Der Düsseldorfer Rechtsanwalt Horst Piepenburg übernahm die Insolvenz-Verwaltung. In der Firma wurde weiter gearbeitet, denn Aufträge gab und gibt es noch, während ein Investor gesucht wurde .

Und den fand man in der Firma Tissavel. Der unterzeichnete Vertrag sichert den Erhalt der europäischen Standorte von Girmes. Bis Ende des Monats, so der Sprecher von Piepenburg, Thomas Schulz, sollen weitere Details ausgehandelt werden.

"Ob alle Arbeitsplätze sicher sind, kann man nicht sagen. Jeder weiß, wie schwierig es heute in der Textil-Wirtschaft ist. Ab 1. August ist der neue Besitzer in der Verantwortung", sagte er. Das heißt, Piepenburg hat zusammen mit der Geschäftsleitung im Rahmen eines Sanierungsplans die Firma restrukturiert und die Kosten reduziert.

Das heißt aber auch, dass Dirk Busse nicht mehr Geschäftsführer sein wird.
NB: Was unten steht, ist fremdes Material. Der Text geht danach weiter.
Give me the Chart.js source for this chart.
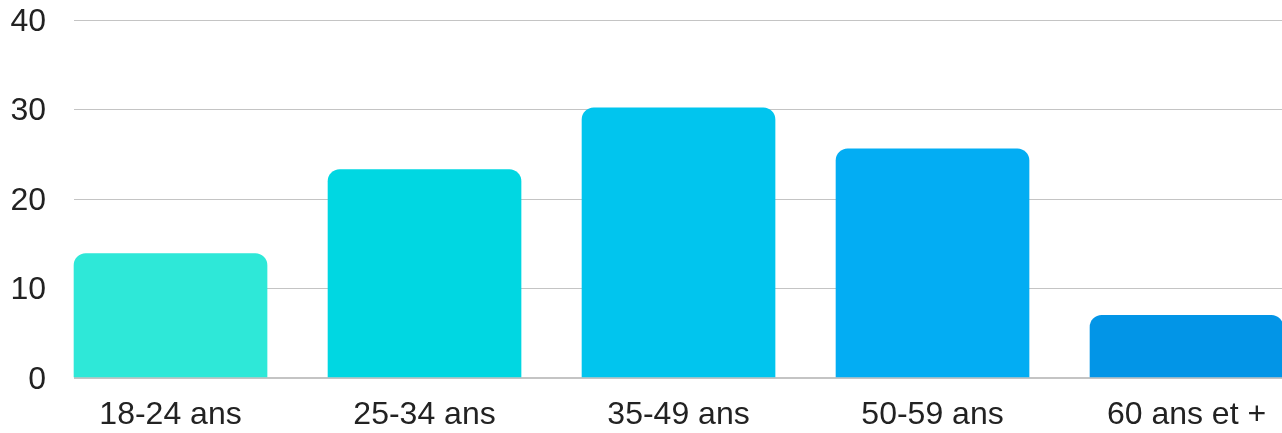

Wer folgt ist noch unbekannt. Verhandelt wird weiterhin noch mit anderen Interessenten über Girmes-Ableger in USA und China. Weitere Details werden auch hier, wie zuvor bei der Tissavel-Aktion, nicht bekannt gegeben.

Betriebsrat Oemmelen betonte im WZ-Gespräch, wie froh die Mitarbeiter sind, dass die neunmonatige Ungewissheit über die Zukunft von Girmes vorbei ist. Er lobte die 360 Mitarbeiter in Oedt und die 60 in Lobberich für ihre disziplinierte Arbeit. Dies seien positive Signale für den neuen Besitzer.

"Verhaltenen Optimismus" empfinde er angesichts des Girmeskaufs, sagte Peter Behr, 1. Bevollmächtigter der IG Metall in Krefeld, mit der die Textil-Gewerkschaft 1998 fusionierte. Weitere Verhandlungen und die zukünftige Auftragslage müsse abgewartete werden, vorher könne er nichtmehr dazu sagen.

Und auch Grefraths Bürgermeister Herbert Kättner reagierte zurückhaltend. "Ich habe bisher nur die Tatsache als solche gehört. Einzelheiten weiß ich noch nicht." Aber er werde nun versuchen, Details zu erfahren. Schließlich habe ein Fortbestand von Girmes für die Gemeinde immense Auswirkungen.

Nicht nur im Blick auf Arbeitslosigkeit, oder die Gemeindekasse. Außerdem, so Kättner, was hätte man im Falle einer Schließung mit der riesigen Industriebrache machen sollen?

Außerdem hat Tissavel ein Textil entwickelt, dass durch seine spezielle Faser Schutz gegen elektromagnetische Strahlen bietet.